December 31, 2014


Nnewts, Book One: Escape from the Lizzarks. By Doug TenNapel. Color by Katherine Garner. Graphix/Scholastic. $10.99.

     Here we have yet another derivative fantasy-adventure in which a youngster comes to awareness of his true role and begins to assume the mantle of hero, all within a world where good and evil are clearly defined and the bad guys are bad simply because they are, well, bad. But what makes this particular foray into fantasy so enjoyable is not the derivative plot but the considerable graphic-novel skill of Doug TenNapel, whose books are consistently fascinating to look at even when they tell stories of significantly less interest than the art used to move the tales along.

     This is not to say that this opening book of the Nnewts sequence is uninteresting – just that many readers will recognize the scenes as very similar to ones they have read or observed many times before. This story takes place in a world populated by amphibians (the good guys) and reptiles (the treacherous, sneaky, mean and evil guys). It is also a world filled with magic, which of course can be used for good by the good guys and for evil by the evil guys. The central character is a newt, or rather Nnewt, named Herk (the resemblance of his name to that of Hercules is definitely not coincidental). Herk still has gills and is therefore stuck spending most of his time in the water until his small, weak legs grow longer and stronger. But they seem not to be doing anything of the sort. Herk’s parents are helpful, supportive and suitably concerned about him; and his father, a magician, is also worried about signs that the evil lizards, or rather Lizzarks, may be planning an attack on the village.
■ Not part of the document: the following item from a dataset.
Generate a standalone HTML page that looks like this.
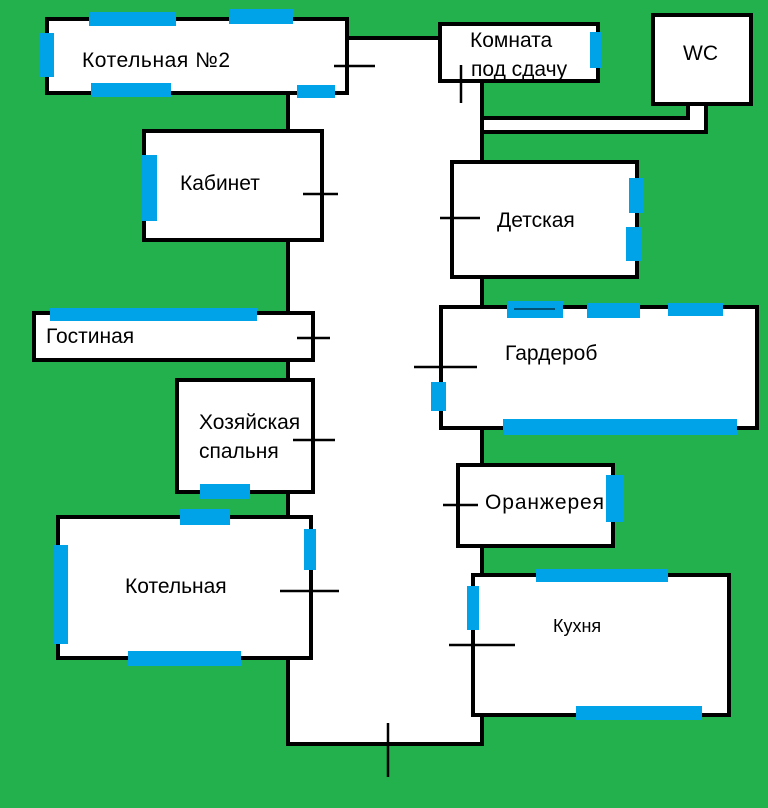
<!DOCTYPE html>
<html><head><meta charset="utf-8"><style>
html,body{margin:0;padding:0;background:#22b14c;}
svg{display:block}
text{font-family:"Liberation Sans","DejaVu Sans",sans-serif;font-size:21px;fill:#000}
</style></head><body>
<svg width="768" height="808" viewBox="0 0 768 808" xmlns="http://www.w3.org/2000/svg">
<rect width="768" height="808" fill="#22b14c"/>
<!-- corridor fill -->
<polygon points="288,38 482,38 482,118 688,118 688,102 706,102 706,132 482,132 482,744 288,744" fill="#fff"/>
<g stroke="#000" stroke-width="4" fill="none">
  <polyline points="347,38 440,38"/>
  <polyline points="288,93 288,744 482,744 482,80"/>
  <polyline points="482,118 688,118 688,104"/>
  <polyline points="482,132 706,132 706,104"/>
</g>
<!-- rooms -->
<g stroke="#000" stroke-width="4" fill="#fff">
  <rect x="47" y="19" width="300" height="74"/>
  <rect x="440" y="24" width="158" height="57"/>
  <rect x="653" y="15" width="98" height="89"/>
  <rect x="144" y="131" width="178" height="109"/>
  <rect x="452" y="162" width="185" height="115"/>
  <rect x="34" y="313" width="279" height="47"/>
  <rect x="441" y="307" width="316" height="121"/>
  <rect x="177" y="380" width="136" height="112"/>
  <rect x="458" y="465" width="155" height="81"/>
  <rect x="58" y="517" width="253" height="141"/>
  <rect x="473" y="575" width="256" height="140"/>
</g>
<!-- windows -->
<g fill="#00a2e8">
  <rect x="89" y="12" width="87" height="14"/>
  <rect x="229" y="9" width="64" height="15"/>
  <rect x="40" y="33" width="14" height="44"/>
  <rect x="91" y="83" width="80" height="14"/>
  <rect x="297" y="85" width="38" height="13"/>
  <rect x="590" y="32" width="12" height="36"/>
  <rect x="141" y="155" width="16" height="66"/>
  <rect x="629" y="178" width="15" height="35"/>
  <rect x="626" y="227" width="15" height="34"/>
  <rect x="50" y="308" width="207" height="13"/>
  <rect x="507" y="301" width="56" height="17"/>
  <rect x="587" y="303" width="53" height="15"/>
  <rect x="668" y="303" width="55" height="13"/>
  <rect x="431" y="382" width="15" height="29"/>
  <rect x="503" y="419" width="234" height="16"/>
  <rect x="200" y="484" width="50" height="15"/>
  <rect x="180" y="509" width="50" height="16"/>
  <rect x="606" y="475" width="17" height="47"/>
  <rect x="304" y="529" width="12" height="41"/>
  <rect x="54" y="545" width="14" height="99"/>
  <rect x="128" y="651" width="113" height="15"/>
  <rect x="536" y="569" width="132" height="13"/>
  <rect x="467" y="586" width="12" height="44"/>
  <rect x="576" y="706" width="126" height="14"/>
</g>
<line x1="514" y1="309" x2="555" y2="309" stroke="#000" stroke-width="1"/>
<!-- doors -->
<g stroke="#000" stroke-width="2.5">
  <line x1="334" y1="66" x2="375" y2="66"/>
  <line x1="461" y1="65" x2="461" y2="103"/>
  <line x1="303" y1="194" x2="338" y2="194"/>
  <line x1="440" y1="218" x2="480" y2="218"/>
  <line x1="297" y1="338" x2="330" y2="338"/>
  <line x1="414" y1="367" x2="477" y2="367"/>
  <line x1="293" y1="440" x2="335" y2="440"/>
  <line x1="443" y1="505" x2="478" y2="505"/>
  <line x1="280" y1="591" x2="339" y2="591"/>
  <line x1="449" y1="645" x2="515" y2="645"/>
  <line x1="388" y1="723" x2="388" y2="777"/>
</g>
<!-- labels -->
<text x="82" y="67" textLength="148">Котельная №2</text>
<text x="470" y="47">Комната</text>
<text x="471" y="76">под сдачу</text>
<text x="683" y="60">WC</text>
<text x="180" y="190">Кабинет</text>
<text x="497" y="227">Детская</text>
<text x="46" y="343">Гостиная</text>
<text x="505" y="360">Гардероб</text>
<text x="199" y="429">Хозяйская</text>
<text x="199" y="458">спальня</text>
<text x="485" y="509" textLength="119">Оранжерея</text>
<text x="125" y="593">Котельная</text>
<text x="553" y="632" style="font-size:18px">Кухня</text>
</svg>
</body></html>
     The book’s events are pretty much straightforward for a story like this. Herk’s father, Gullimar, goes out with hunters Odetto and Urch to figure out what the threat to the village is. The three are set upon by a weretoad, a multi-eyed monster that seems to be mostly teeth, and Gullimar and Odetto are killed. Back home, Herk’s mother, Gayla, becomes the victim of marauding Lizzarks that invade the village, and Herk’s sister, Sissy, disappears. TenNapel’s handling of the weretoad attack is particularly adept – partly because Katherine Garner’s first-rate coloring fits the panels’ action so well – and Herk’s underwater escape from the destruction is also handled with considerable skill. Best of all, though, is a scene in which the shades of Gullimar and Gayla meet in the land after death and journey together to the arms of the Hunter, a giant sky dweller strongly resembling the constellation Orion (and in fact referred to as Orion, albeit not quite the Orion we humans know). This after-death journey is the most unusual element of the book’s plot and the most interestingly handled in both words and drawings.

     Back in the land of the living, things proceed much as they usually do in heroic fantasy. Herk finds out that he is far more important than he ever dreamed. He meets the magic-wielding king of a long-dead kingdom, who sends Herk to the place where his real legs – not the spindly ones he has been using – can be found. Herk recovers them from the monstrous Snake Lord, who stole them from him, and so begins to come into his destiny. Meanwhile, Urch is captured by the bad guys, transformed into Lizzurch, and set on the trail of Herk. And Herk finds his way to a city of Nnewts that he never knew existed – it seems the Nnewts quarreled and split into two non-communicating groups in the distant past – and is soon adopted by a warm, loving family that grants him shelter without knowing quite who or what he is. There is a battle between the Snake Lord and Orion, too, before readers find out that Sissy is alive and a captive – and just another pawn in the Lizzarks’ evil plans.

     There is little originality in this story, for all that TenNapel dresses it up attractively and creates many exotic creatures to move the plot along. Indeed, even some of the dressing-up will be familiar to some readers: the behavior of and banter among certain characters are right out of Jeff Smith’s Bone, for example. But this first book of Nnewts is nevertheless captivating, because if TenNapel’s weakness is in story originality, his strength is in artistic originality, and his graphic novels are instantly recognizable and always highly stylish. Even his scenes of violence – the blowup of the weretoad, for example – have a certain beauty and impressiveness to them, and no gratuitous gore. TenNapel’s multiple panel shapes and sizes are used to fine effect, and the angles from which he draws the scenes make them particularly effective – with Garner’s fine color work giving them an extra boost. Fans of TenNapel’s earlier books will not find this one to be at the level of Ghostopolis or Cardboard, but it already matches or surpasses Bad Island and Tommysaurus Rex – and there is still more of Nnewts to come.